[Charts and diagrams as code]
## START

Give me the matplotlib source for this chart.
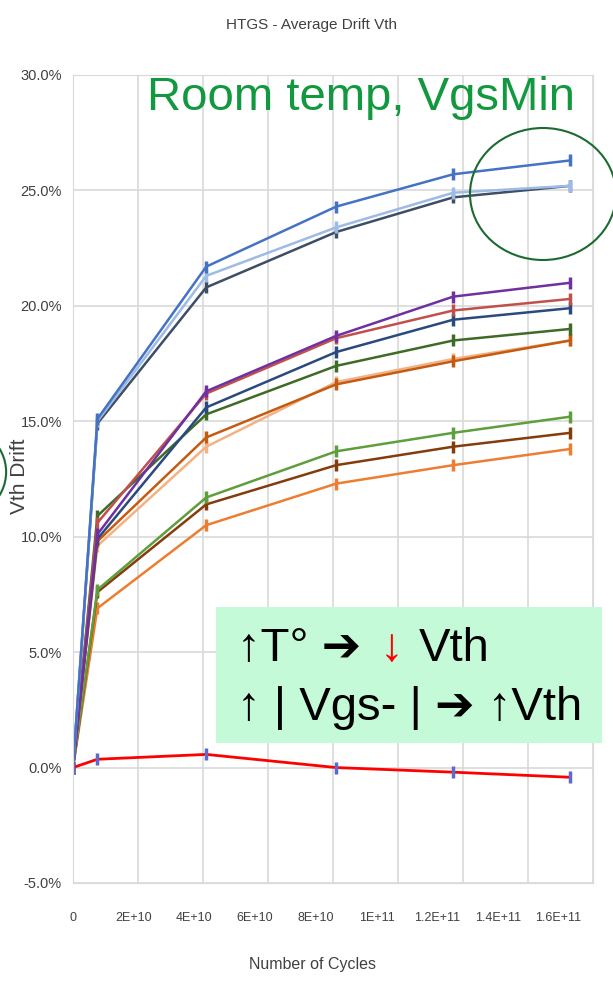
import matplotlib
matplotlib.use('Agg')
import matplotlib.pyplot as plt
from matplotlib.patches import Ellipse, Rectangle
from matplotlib.transforms import ScaledTranslation

# cycles where every series was measured
cycles = [0, 7.5e9, 4.1e10, 8.1e10, 1.17e11, 1.53e11]

# Vth drift (%) per series, top to bottom
blue = [0, 15.1, 21.7, 24.3, 25.7, 26.3]
light_blue = [0, 15.0, 21.3, 23.4, 24.9, 25.2]
slate = [0, 14.9, 20.8, 23.2, 24.7, 25.2]
purple = [0, 10.1, 16.3, 18.7, 20.4, 21.0]
crimson = [0, 10.6, 16.2, 18.6, 19.8, 20.3]
navy = [0, 9.9, 15.6, 18.0, 19.4, 19.9]
dark_green = [0, 10.9, 15.3, 17.4, 18.5, 19.0]
orange = [0, 9.8, 14.3, 16.6, 17.6, 18.5]
peach = [0, 9.6, 13.9, 16.7, 17.7, 18.5]
green = [0, 7.7, 11.7, 13.7, 14.5, 15.2]
brown = [0, 7.6, 11.4, 13.1, 13.9, 14.5]
light_orange = [0, 6.9, 10.5, 12.3, 13.1, 13.8]
red = [0, 0.36, 0.57, 0.0, -0.2, -0.42]

x_ticks = [0, 2e10, 4e10, 6e10, 8e10, 1e11, 1.2e11, 1.4e11, 1.6e11]
x_labels = ['0', '2E+10', '4E+10', '6E+10', '8E+10', '1E+11', '1.2E+11', '1.4E+11', '1.6E+11']
y_ticks = [-5, 0, 5, 10, 15, 20, 25, 30]
y_labels = ['-5.0%', '0.0%', '5.0%', '10.0%', '15.0%', '20.0%', '25.0%', '30.0%']

fam = ['Liberation Sans', 'DejaVu Sans']

fig = plt.figure(figsize=(6.13, 9.84), dpi=100)
ax = fig.add_axes([73/613, 1-883/984, 520/613, 808/984])

series = [
    (light_orange, '#ED7D31'), (brown, '#843C0C'), (green, '#5E9E3C'),
    (peach, '#F4B183'), (orange, '#C55A11'), (dark_green, '#3F6B26'),
    (navy, '#2A4A7F'), (crimson, '#C0504D'), (purple, '#7030A0'),
    (slate, '#3E4E64'), (light_blue, '#9DBBE6'), (blue, '#4472C4'),
]
for vals, col in series:
    ax.plot(cycles, vals, color=col, lw=1.8, marker='|', ms=9, mew=2.5)
ax.plot(cycles, red, color='#FF0000', lw=2, marker='|', ms=8, mew=2.5, mec='#5B6ACD')

ax.set_xlim(0, 1.6e11)
ax.set_ylim(-5, 30)
ax.set_xticks(x_ticks)
ax.set_xticklabels([])
# labels in the source sit a little left of their gridlines, more so to the right
xt = ax.get_xaxis_transform()
for i, (v, lab) in enumerate(zip(x_ticks, x_labels)):
    off = ScaledTranslation(-4.3 * i / 100, 0, fig.dpi_scale_trans)
    ax.text(v, -0.043, lab, transform=xt + off, ha='center', va='center',
            family=fam, fontsize=9, color='#404040')
ax.set_yticks(y_ticks)
ax.set_yticklabels(y_labels, family=fam, fontsize=10.5, color='#404040')
ax.tick_params(length=0)
ax.tick_params(axis='y', pad=8)
ax.grid(True, color='#D9D9D9', lw=1.2)
ax.set_axisbelow(True)
for s in ax.spines.values():
    s.set_color('#D9D9D9')

ax.set_xlabel('Number of Cycles', family=fam, fontsize=11.5, color='#404040')
ax.xaxis.set_label_coords(0.46, -0.092)
ax.set_ylabel('Vth Drift', family=fam, fontsize=15, color='#404040')
ax.yaxis.set_label_coords(-0.085, 0.504)

fig.text(312/613, 1-25/984, 'HTGS - Average Drift Vth', ha='center', va='center',
         family=fam, fontsize=11, color='#404040')

# overlays
fig.text(147/613, 1-110/984, 'Room temp, VgsMin', family=fam, fontsize=34,
         color='#12993F', va='baseline')
fig.patches.append(Ellipse((543/613, 1-194/984), 146/613, 132/984, transform=fig.transFigure,
                           fill=False, ec='#1B6B30', lw=1.5))
fig.patches.append(Ellipse((-0.08, 1-472/984), 0.18, 0.1, transform=fig.transFigure,
                           fill=False, ec='#1B6B30', lw=1.5))
fig.patches.append(Rectangle((216/613, 1-743/984), 386/613, 136/984, transform=fig.transFigure,
                             fc='#C5FAD8', ec='none', zorder=5))

fs = 34
y1 = 1-661/984
y2 = 1-720/984
x0 = 237/613
t1 = fig.text(x0, y1, '↑T° ➔', family=fam, fontsize=fs, color='k', va='baseline', zorder=6)
fig.canvas.draw()
r = fig.canvas.get_renderer()
inv = fig.transFigure.inverted()
bb = t1.get_window_extent(r)
t2 = fig.text(inv.transform((bb.x1 + 18, 0))[0], y1, '↓', family=fam, fontsize=fs,
              color='#FF0000', va='baseline', zorder=6)
bb = t2.get_window_extent(r)
fig.text(inv.transform((bb.x1 + 16, 0))[0], y1, 'Vth', family=fam, fontsize=fs,
         color='k', va='baseline', zorder=6)
fig.text(x0, y2, '↑ | Vgs- | ➔ ↑Vth', family=fam, fontsize=fs, color='k',
         va='baseline', zorder=6)

fig.savefig('out.png', dpi=100)
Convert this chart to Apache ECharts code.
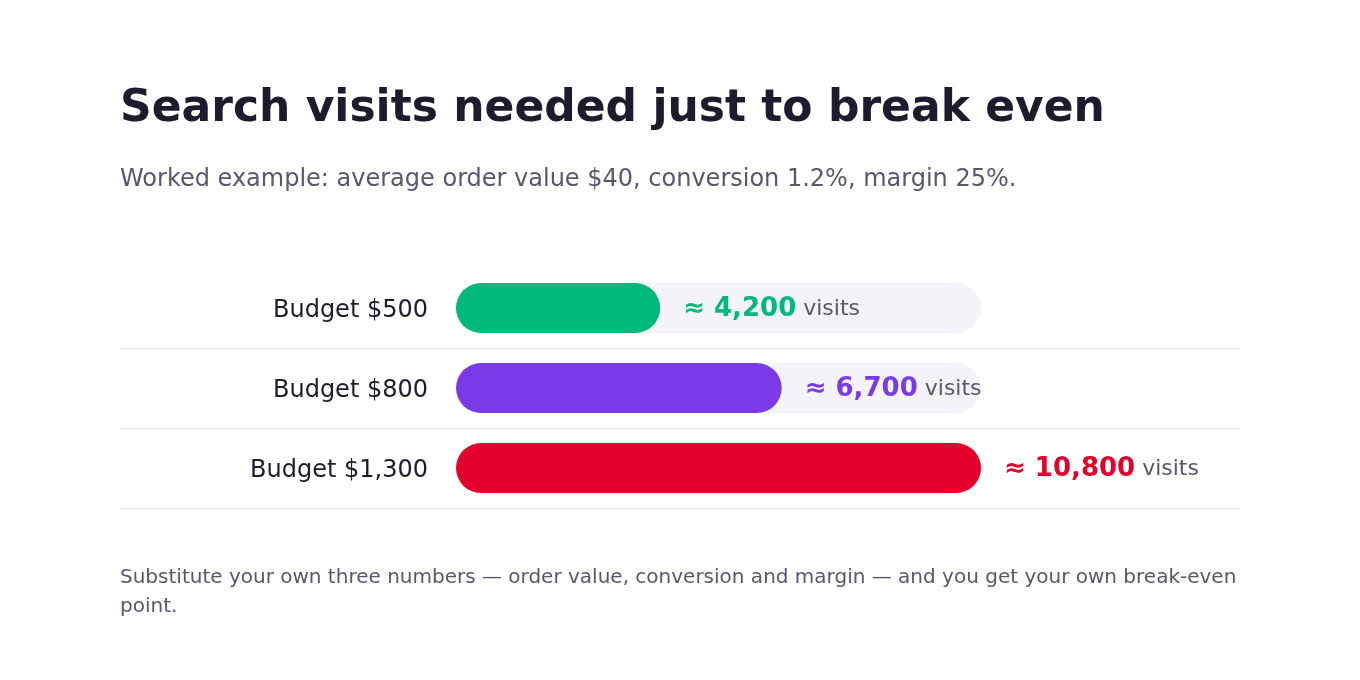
<!DOCTYPE html>
<html><head><meta charset="utf-8">
<script src="https://cdn.jsdelivr.net/npm/echarts@6/dist/echarts.min.js"></script>
<style>html,body{margin:0;padding:0;background:#fff}#c{width:1360px;height:680px}</style>
</head><body><div id="c"></div>
<script>
const categories = ['Budget $500', 'Budget $800', 'Budget $1,300'];
const visits = [4200, 6700, 10800];
const barColors = ['#00b87a', '#7a3ae8', '#e4002b'];
const titleText = 'Search visits needed just to break even';
const subtitleText = 'Worked example: average order value $40, conversion 1.2%, margin 25%.';
const footerText = 'Substitute your own three numbers — order value, conversion and margin — and you get your own break-even point.';

const FONT = '"DejaVu Sans", sans-serif';
const chart = echarts.init(document.getElementById('c'), null, {renderer: 'canvas'});
const fmt = v => v.toLocaleString('en-US');

chart.setOption({
  backgroundColor: '#ffffff',
  animation: false,
  textStyle: {fontFamily: FONT},
  grid: {left: 456, right: 379, top: 268, height: 240, containLabel: false},
  xAxis: {type: 'value', min: 0, max: Math.max(...visits), show: false},
  yAxis: {
    type: 'category', data: categories, inverse: true,
    axisLine: {show: false}, axisTick: {show: false}, splitLine: {show: false},
    axisLabel: {
      margin: 28, fontSize: 24, color: '#1e1b2e', fontFamily: FONT,
      formatter: v => '{a|' + v + '}',
      rich: {a: {fontSize: 24, color: '#1e1b2e', fontFamily: FONT, padding: [5, 0, 0, 0]}}
    }
  },
  series: [{
    type: 'bar',
    data: visits.map((v, i) => ({value: v, itemStyle: {color: barColors[i]},
      label: {rich: {v: {color: barColors[i]}}}})),
    barWidth: 50,
    itemStyle: {borderRadius: 25},
    showBackground: true,
    backgroundStyle: {color: '#f4f3fa', borderRadius: 25},
    label: {
      show: true, position: 'right', distance: 23, offset: [0, 1],
      fontSize: 22, fontFamily: FONT, color: '#5a5670',
      formatter: p => '{v|≈ ' + fmt(p.value) + '} {u|visits}',
      rich: {
        v: {fontSize: 26, fontWeight: 'bold', fontFamily: FONT},
        u: {fontSize: 22, color: '#5a5670', fontFamily: FONT}
      }
    }
  }],
  graphic: [
    {type: 'text', left: 120, top: 88, style: {text: titleText, font: 'bold 44px ' + FONT, fill: '#1e1b2e'}},
    {type: 'text', left: 120, top: 168, style: {text: subtitleText, font: '24px ' + FONT, fill: '#5a5670'}},
    {type: 'line', shape: {x1: 120, y1: 348.5, x2: 1240, y2: 348.5}, style: {stroke: '#e6e4f0', lineWidth: 1}},
    {type: 'line', shape: {x1: 120, y1: 428.5, x2: 1240, y2: 428.5}, style: {stroke: '#e6e4f0', lineWidth: 1}},
    {type: 'line', shape: {x1: 120, y1: 508.5, x2: 1240, y2: 508.5}, style: {stroke: '#e6e4f0', lineWidth: 1}},
    {type: 'text', left: 120, top: 563, style: {text: footerText, font: '20px ' + FONT, fill: '#5a5670',
      width: 1125, overflow: 'break', lineHeight: 29}}
  ]
});
</script></body></html>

## END

Write out nothing but the lines from the start of the data through the line with "cycles = [0, 7.5e9, 4.1e10, 8.1e10, 1.17e11, 1.53e11]". Leave out the pictures.

Give me the matplotlib source for this chart.
import matplotlib
matplotlib.use('Agg')
import matplotlib.pyplot as plt
from matplotlib.patches import Ellipse, Rectangle
from matplotlib.transforms import ScaledTranslation

# cycles where every series was measured
cycles = [0, 7.5e9, 4.1e10, 8.1e10, 1.17e11, 1.53e11]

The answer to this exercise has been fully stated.